After years of budget cuts, nearly half (48 percent) of French hospitals were running a deficit in 2016, and between 2002 and 2012, the indebtedness of public health care establishments tripled.
A 2018 health bill demanded €960 million of savings, with a further €910 million demanded last year. A new health bill, passed by the French Senate in July 2019, aims to make a further €3.8 billion of “savings” by 2022.
French medical workers at over 200 facilities took strike action on multiple occasions last year in opposition to this devastating assault on the health service and against attacks on their pay and working conditions.
In Italy, the government reduced public health financing by €900 million in 2012, €1.8 billion in 2013 and another €2 billion in 2014. In 2016, 18 out of the 20 Italian regions exceeded their annual health budget within the first half of the year.
The health service in Italy has seen staff numbers drop 6.5 percent between 2009 and 2016, from 693,716 to 648,663, and hospital bed numbers fall 11 percent, from 218,264 to 192,548. Wait times to see a specialist increased by between 20 and 27 days, depending on the complaint, between 2014 and 2017.
In Spain, health care funding per capita is around 15 percent less than the European Union (EU) average. In 2012, the Popular Party government of Mariano Rajoy adopted a new health care bill which would see €7 billion in cuts over two years. Dozens of public hospitals and other health care centres were privatised or closed and nearly 20,000 nursing positions wiped out.
Hospital bed numbers fell by around 4.26 percent between 2010 and 2016, dropping from 115,426 to 110,509. Spain ranks in 73rd place in the world for hospital beds, with only three beds per 1,000 people. Even prior to the pandemic, waiting times for key operations continued to grow, with patients in some parts of Spain having to wait up to 177 days before hospitals could operate.
The consequences for the European working class have been brutal. The European Commission’s “Health at a Glance” report for 2018 notes: “While life expectancy increased by at least 2 to 3 years over the decade from 2001 to 2011 in all EU countries, the gains have slowed down markedly since 2011 in many countries particularly in Western Europe, increasing by less than half a year between 2011 and 2016.”
In words that sum up the terrible human cost of the slashing of public health services by governments of all political stripes, the report states, “More than 1.2 million people in EU countries died in 2015 from diseases and injuries that could have been avoided either through stronger public health policies or more effective and timely health care.”
Especially concerning in light of the coronavirus pandemic the report suggests: “This slowdown appears to have been driven by a slowdown in the rate of reduction of deaths from circulatory diseases and periodical increases in mortality rates among elderly people due partly to bad flu seasons in some years” (emphasis added).

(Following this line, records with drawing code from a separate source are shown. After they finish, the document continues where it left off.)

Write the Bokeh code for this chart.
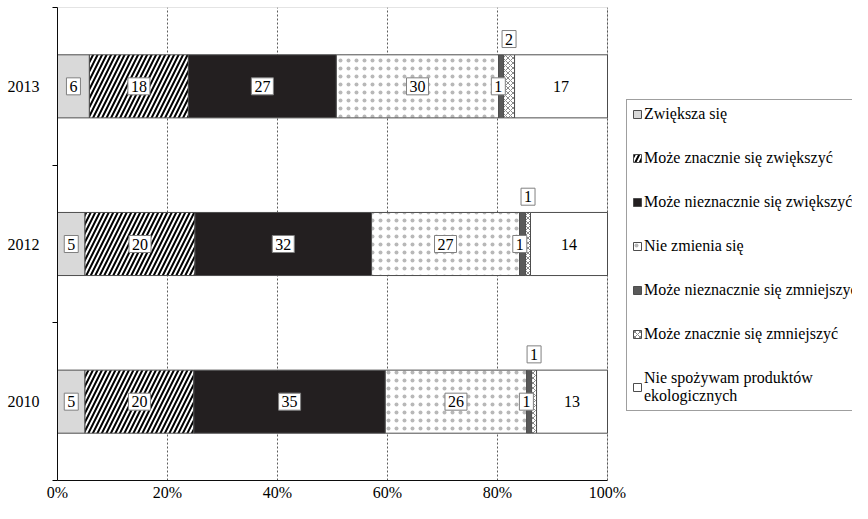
from bokeh.plotting import figure
from bokeh.models import (ColumnDataSource, FixedTicker, Legend, LegendItem, Range1d,
                          PrintfTickFormatter, BoxAnnotation)
from bokeh.core.properties import value
from bokeh.transform import stack
from bokeh.embed import file_html
from bokeh.resources import INLINE
import numpy as np

# ---------------- data ----------------
years = ["2013", "2012", "2010"]
series_names = [
    "Zwiększa się",
    "Może znacznie się zwiększyć",
    "Może nieznacznie się zwiększyć",
    "Nie zmienia się",
    "Może nieznacznie się zmniejszyć",
    "Może znacznie się zmniejszyć",
    "Nie spożywam produktów\nekologicznych",
]
zwieksza = [5.8, 5.0, 5.0]
znacznie_zw = [18.0, 20.0, 19.8]
nieznacznie_zw = [26.9, 32.1, 34.8]
nie_zmienia = [29.5, 26.9, 25.7]
nieznacznie_zm = [0.9, 1.1, 0.9]
znacznie_zm = [2.0, 0.9, 0.9]
nie_spozywam = [16.9, 14.0, 12.9]

lab_zwieksza = ["6", "5", "5"]
lab_znacznie_zw = ["18", "20", "20"]
lab_nieznacznie_zw = ["27", "32", "35"]
lab_nie_zmienia = ["30", "27", "26"]
lab_nieznacznie_zm = ["1", "1", "1"]
lab_znacznie_zm = ["2", "1", "1"]
lab_nie_spozywam = ["17", "14", "13"]

x_ticks = [0, 20, 40, 60, 80, 100]

# ---------------- build ----------------
keys = ["s0", "s1", "s2", "s3", "s4", "s5", "s6"]
vals = [zwieksza, znacznie_zw, nieznacznie_zw, nie_zmienia, nieznacznie_zm, znacznie_zm, nie_spozywam]
labs = [lab_zwieksza, lab_znacznie_zw, lab_nieznacznie_zw, lab_nie_zmienia,
        lab_nieznacznie_zm, lab_znacznie_zm, lab_nie_spozywam]

n = len(years)
ypos = [n - i - 0.5 for i in range(n)]
data = {"y": ypos}
for k, v in zip(keys, vals):
    data[k] = v
src = ColumnDataSource(data)

FONT = "Liberation Serif"

W, H = 852, 503
LEFT = 57
X_END = 100 * (W - LEFT) / 550.0   # 100 % lands 550 px right of the axis

p = figure(width=W, height=H, output_backend="svg", toolbar_location=None, title=None,
           x_range=Range1d(0, X_END), y_range=Range1d(0, n),
           min_border_left=LEFT, min_border_right=0, min_border_top=7, min_border_bottom=21)

styles = [
    dict(fill_color="#d9d9d9", hatch_pattern=" "),
    dict(fill_color="white", hatch_pattern="right_diagonal_line", hatch_color="#000000", hatch_weight=2, hatch_scale=9),
    dict(fill_color="#231f20", hatch_pattern=" "),
    dict(fill_color="white", hatch_pattern="dot", hatch_color="#b8b8b8", hatch_weight=0.5, hatch_scale=8),
    dict(fill_color="#595959", hatch_pattern=" "),
    dict(fill_color="white", hatch_pattern="diagonal_cross", hatch_color="#8a8a8a", hatch_weight=1, hatch_scale=5),
    dict(fill_color="white", hatch_pattern=" "),
]

renderers = []
for i, k in enumerate(keys):
    r = p.hbar(y="y", left=stack(*keys[:i]), right=stack(*keys[:i + 1]), height=0.4,
               source=src, line_color="#4d4d4d", line_width=1, **styles[i])
    renderers.append(r)

# ---------------- labels ----------------
arr = np.array(vals)
cum = np.cumsum(arr, axis=0)
mid = cum - arr / 2.0

boxed_x, boxed_y, boxed_t = [], [], []
plain_x, plain_y, plain_t = [], [], []
for i in range(len(keys)):
    for j in range(n):
        if i == 6:
            plain_x.append(mid[i, j]); plain_y.append(ypos[j]); plain_t.append(labs[i][j])
        elif i == 5:
            boxed_x.append(mid[i, j]); boxed_y.append(ypos[j] + 0.30); boxed_t.append(labs[i][j])
        elif i == 4:
            boxed_x.append(mid[i, j] - 0.5); boxed_y.append(ypos[j]); boxed_t.append(labs[i][j])
        else:
            boxed_x.append(mid[i, j]); boxed_y.append(ypos[j]); boxed_t.append(labs[i][j])

p.text(x=boxed_x, y=boxed_y, text=boxed_t, text_font=value(FONT), text_font_size="16px",
       text_align="center", text_baseline="middle", text_color="black",
       background_fill_color="white", border_line_color="#808080", border_line_width=1,
       padding=3)
p.text(x=plain_x, y=plain_y, text=plain_t, text_font=value(FONT), text_font_size="16px",
       text_align="center", text_baseline="middle", text_color="black")

# frame around the 0-100 % area
p.add_layout(BoxAnnotation(left=0, right=100, bottom=0, top=n, fill_alpha=0,
                           line_color="#4d4d4d", line_width=1))

# ---------------- axes ----------------
p.xaxis.ticker = FixedTicker(ticks=x_ticks)
p.xaxis.bounds = (0, 100)
p.xaxis.formatter = PrintfTickFormatter(format="%d%%")
p.xaxis.major_tick_out = 0
p.xaxis.major_tick_in = 0
p.xaxis.minor_tick_out = 0
p.xaxis.major_label_standoff = 3
p.xaxis.major_label_text_font = FONT
p.xaxis.major_label_text_font_size = "16px"
p.xaxis.major_label_text_color = "black"
p.xaxis.axis_line_color = "black"

p.yaxis.ticker = FixedTicker(ticks=ypos, minor_ticks=list(range(n + 1)))
p.yaxis.major_label_overrides = {ypos[j]: years[j] for j in range(n)}
p.yaxis.major_tick_out = 0
p.yaxis.major_tick_in = 0
p.yaxis.minor_tick_out = 5
p.yaxis.minor_tick_in = 0
p.yaxis.minor_tick_line_color = "black"
p.yaxis.major_label_standoff = 13
p.yaxis.major_label_text_font = FONT
p.yaxis.major_label_text_font_size = "16px"
p.yaxis.major_label_text_color = "black"
p.yaxis.axis_line_color = "black"

p.xgrid.grid_line_color = "#333333"
p.xgrid.grid_line_dash = "2 2"
p.xgrid.grid_line_width = 0.8
p.ygrid.visible = False
p.outline_line_color = None

# ---------------- legend ----------------
items = [LegendItem(label=series_names[i], renderers=[renderers[i]]) for i in range(len(keys))]
legend = Legend(items=items, location=(569, 69), orientation="vertical",
                label_text_font=FONT, label_text_font_size="16px", label_text_color="black",
                glyph_width=10, glyph_height=10, label_standoff=2, spacing=26,
                padding=5, margin=0, label_height=18,
                border_line_color="#404040", border_line_width=1,
                background_fill_color="white", background_fill_alpha=1)
p.add_layout(legend)

open("out.html", "w").write(file_html(p, INLINE))
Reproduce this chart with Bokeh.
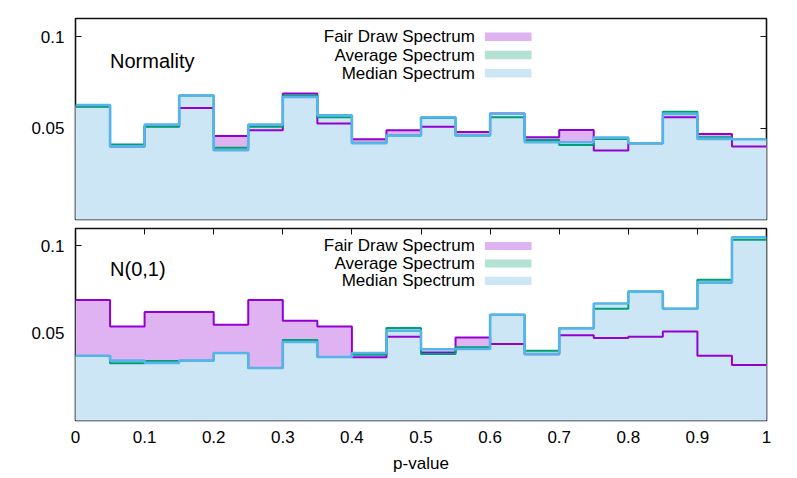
from bokeh.plotting import figure
from bokeh.layouts import column
from bokeh.models import (Range1d, FixedTicker, LinearAxis, CustomJSTickFormatter,
                          Label, BoxAnnotation)
from bokeh.embed import file_html
from bokeh.resources import INLINE

# ---- data ----
p_edges = [0.0, 0.05, 0.1, 0.15, 0.2, 0.25, 0.3, 0.35, 0.4, 0.45, 0.5,
           0.55, 0.6, 0.65, 0.7, 0.75, 0.8, 0.85, 0.9, 0.95, 1.0]

norm_fair = [0.062, 0.040, 0.051, 0.061, 0.0457, 0.0488, 0.069, 0.0526, 0.0439, 0.0488,
             0.0508, 0.0479, 0.058, 0.045, 0.049, 0.0377, 0.0417, 0.0559, 0.0468, 0.0399]
norm_avg = [0.0617, 0.041, 0.0508, 0.0678, 0.0392, 0.0508, 0.0678, 0.0559, 0.042, 0.046,
            0.0555, 0.046, 0.0559, 0.0435, 0.0408, 0.0441, 0.0417, 0.059, 0.045, 0.044]
norm_med = [0.0627, 0.040, 0.0519, 0.0678, 0.0379, 0.0519, 0.067, 0.057, 0.0417, 0.046,
            0.0559, 0.046, 0.0579, 0.0423, 0.0423, 0.0448, 0.0417, 0.0578, 0.0441, 0.0439]

n01_fair = [0.069, 0.0539, 0.0621, 0.0621, 0.0549, 0.069, 0.0571, 0.0539, 0.0362, 0.048,
            0.0389, 0.0476, 0.0438, 0.038, 0.0488, 0.0472, 0.048, 0.051, 0.0371, 0.0318]
n01_avg = [0.037, 0.0328, 0.0341, 0.0343, 0.0387, 0.0301, 0.0461, 0.0364, 0.0377, 0.053,
           0.0381, 0.0419, 0.0606, 0.040, 0.053, 0.064, 0.0739, 0.064, 0.0806, 0.1036]
n01_med = [0.0371, 0.0343, 0.033, 0.0343, 0.0387, 0.0301, 0.045, 0.0364, 0.0387, 0.0514,
           0.0408, 0.041, 0.0606, 0.0381, 0.0528, 0.067, 0.0739, 0.064, 0.079, 0.105]

x_ticks = [0.0, 0.1, 0.2, 0.3, 0.4, 0.5, 0.6, 0.7, 0.8, 0.9, 1.0]
y_ticks = [0.05, 0.1]
series_names = ["Fair Draw Spectrum", "Average Spectrum", "Median Spectrum"]
panel_titles = ["Normality", "N(0,1)"]

# ---- style ----
FONT = "Liberation Sans"
line_colors = ["#9400d3", "#009e73", "#56b4e9"]
fill_colors = ["#dfb3f1", "#b3e2d5", "#cce6f6"]
line_widths = [2, 2, 2.6]


def fmt():
    return CustomJSTickFormatter(code="return tick.toString();")


def tick_axis(ticks):
    # tick marks only, drawn beneath the filled areas (as in the reference)
    ax = LinearAxis(ticker=FixedTicker(ticks=ticks), formatter=fmt())
    ax.axis_line_color = None
    ax.major_tick_in = 6
    ax.major_tick_out = 0
    ax.minor_tick_line_color = None
    ax.major_tick_line_color = "#111111"
    ax.major_tick_line_width = 1
    ax.major_label_text_font_size = "0px"
    ax.major_label_text_color = None
    ax.major_label_standoff = 0
    ax.level = "underlay"
    return ax


def label_axis(ticks, standoff):
    ax = LinearAxis(ticker=FixedTicker(ticks=ticks), formatter=fmt())
    ax.axis_line_color = None
    ax.major_tick_line_color = None
    ax.major_tick_in = 0
    ax.major_tick_out = 0
    ax.minor_tick_line_color = None
    ax.major_label_text_font = FONT
    ax.major_label_text_font_size = "17px"
    ax.major_label_text_color = "black"
    ax.major_label_standoff = standoff
    return ax


def make_panel(title, series, height, border_top, border_bottom, show_x):
    p = figure(width=797, height=height, output_backend="svg", toolbar_location=None,
               x_range=Range1d(0, 1), y_range=Range1d(0, 0.11),
               min_border_left=75, min_border_right=31,
               min_border_top=border_top, min_border_bottom=border_bottom,
               x_axis_location=None, y_axis_location=None)
    p.grid.visible = False
    p.outline_line_color = "#111111"
    p.outline_line_width = 1.6
    p.background_fill_color = "white"
    p.border_fill_color = "white"

    # fills first, then lines
    for vals, fc in zip(series, fill_colors):
        ys = list(vals) + [vals[-1]]
        p.varea_step(x=p_edges, y1=0, y2=ys, step_mode="after", fill_color=fc, fill_alpha=1.0)
    for vals, lc, lw in zip(series, line_colors, line_widths):
        ys = list(vals) + [vals[-1]]
        p.step(x=p_edges, y=ys, mode="after", line_color=lc, line_width=lw)

    p.add_layout(tick_axis(y_ticks), "left")
    p.add_layout(label_axis(y_ticks, 11), "left")
    p.add_layout(tick_axis(y_ticks), "right")

    if show_x:
        bottom = label_axis(x_ticks, 10)
        bottom.axis_label = "p-value"
        bottom.axis_label_text_font = FONT
        bottom.axis_label_text_font_size = "17px"
        bottom.axis_label_text_font_style = "normal"
        bottom.axis_label_text_color = "black"
        bottom.axis_label_standoff = 8
        p.add_layout(bottom, "below")
        p.add_layout(tick_axis(x_ticks), "above")

    # panel title
    p.add_layout(Label(x=0.05, y=0.087, text=title, text_font=FONT, text_font_size="20px",
                       text_baseline="middle", text_align="left", text_color="black"))

    # legend (text left, swatch right)
    rows_y = [0.1, 0.09, 0.08]
    for name, fc, yy in zip(series_names, fill_colors, rows_y):
        p.add_layout(Label(x=0.578, y=yy, text=name, text_font=FONT, text_font_size="17px",
                           text_align="right", text_baseline="middle", text_color="black"))
        p.add_layout(BoxAnnotation(left=0.5925, right=0.66, bottom=yy - 0.0023, top=yy + 0.0023,
                                   fill_color=fc, fill_alpha=1.0, line_color=None, level="annotation"))
    return p


p1 = make_panel(panel_titles[0], [norm_fair, norm_avg, norm_med], 223, 18, 4, False)
p2 = make_panel(panel_titles[1], [n01_fair, n01_avg, n01_med], 255, 5, 58, True)

layout = column(p1, p2, spacing=0)
open("out.html", "w").write(file_html(layout, INLINE))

This trend falls most heavily on the most oppressed sections of the working class. According to the same report, “On average across the EU, 30-year-old men with a low level of education can expect to live about 8 years less than those with a university degree.” For women, the gap is four years, “These gaps largely reflect differences in exposure to risk factors, but also indicate disparities in access to care.”
The COVID-19 pandemic is throwing the consequences of these years of health care cuts into sharp relief. Austerity was justified on the grounds that there was simply no money available to address pressing social needs. Now hundreds of billions have been made available by governments to corporations across the continent, proving that what has taken place is a class policy of social devastation in service to the profits of a tiny elite. The working class must respond with their own class programme of socialist internationalism.